In PostgreSQL, I'm using ORDER BY
on columns of various types (NUMERIC
, TEXT
, BOOLEAN
, TEXT[]
). I'm designing an AJAX GUI where the users may interactively sort records by individual columns (in both ascending and descending order, using familiar ▲▼ symbols in table heading).
The problem is that some rows contain NULL
values. Generally, there is only few such rows (100/10000) and they contain mostly erroneous data which I'm not willing to hide, but also not to show so much. What I want is the NULL
values to always fall at the end of the list when using ORDER BY
(user will see them only is she navigates to the last page in pagination), no matter whether the order is descending or ascending.
For numeric attributes, by example, I found out that NULL
values seem to be considered the greatest, and hence appear at the top of the list when sorting descendingly. That's exactly what I don't want.
I came with one ugly hack, which I'm ashamed to show, but will do the work (in python):
"COALESCE(value, '%sINFINITY')" % ('-' if sort_order == 'descending' else '')

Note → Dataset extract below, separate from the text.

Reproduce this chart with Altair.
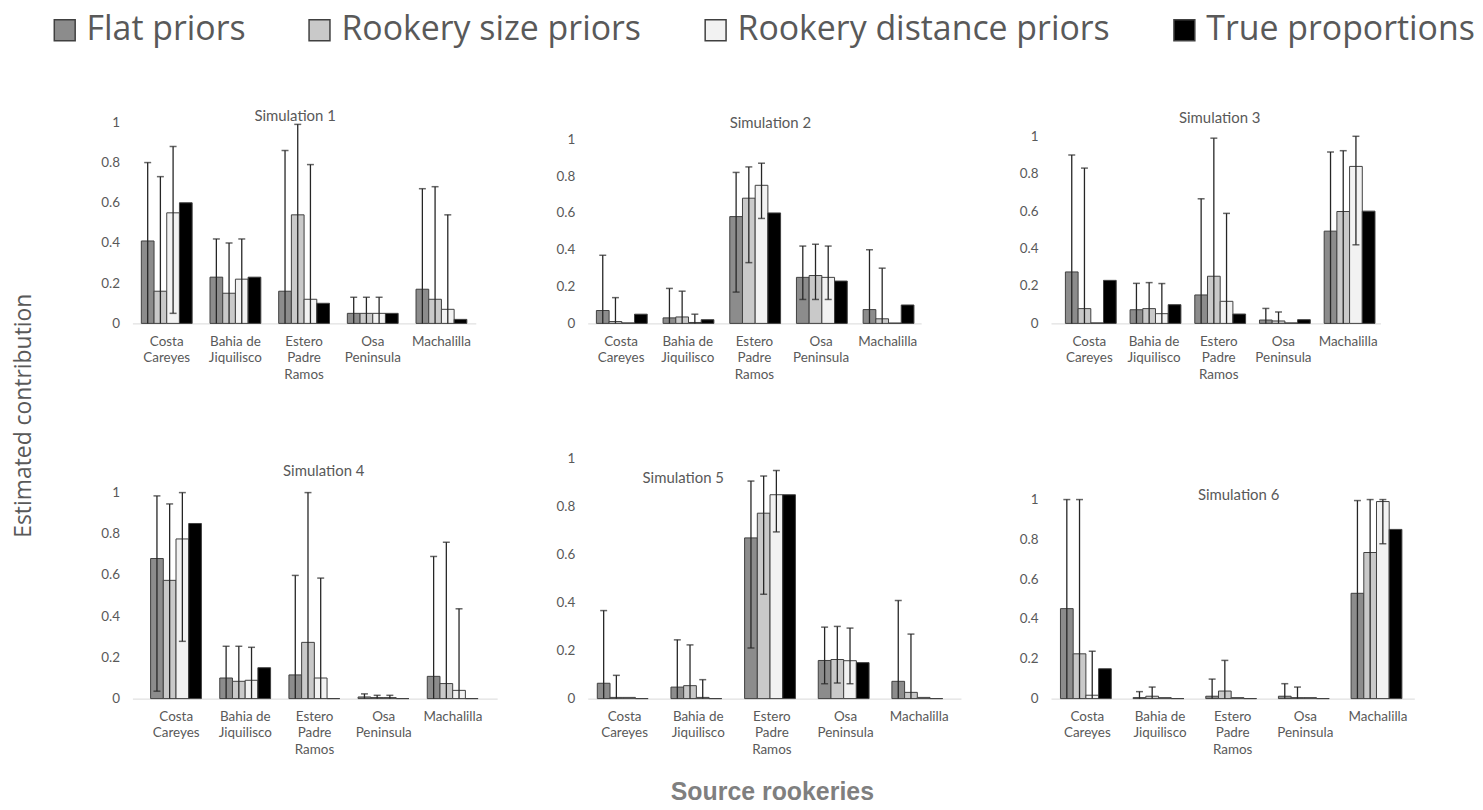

I would keep this ugly guy in my code if it was general enough. But it's obviously not. It works for integers, doubles and timestamps, but not for texts, booleans etc. Simply because there is no (at least I haven't found any) maximal string constant that would be greater than all the other strings, such as infinity is the greatest of all numbers. Indeed, I could put 'ZZZZZ'
into the code, but that obviously so extremely unhygienic that I decided to ask here at SO :)
Is there any other, elegant way of doing what I want?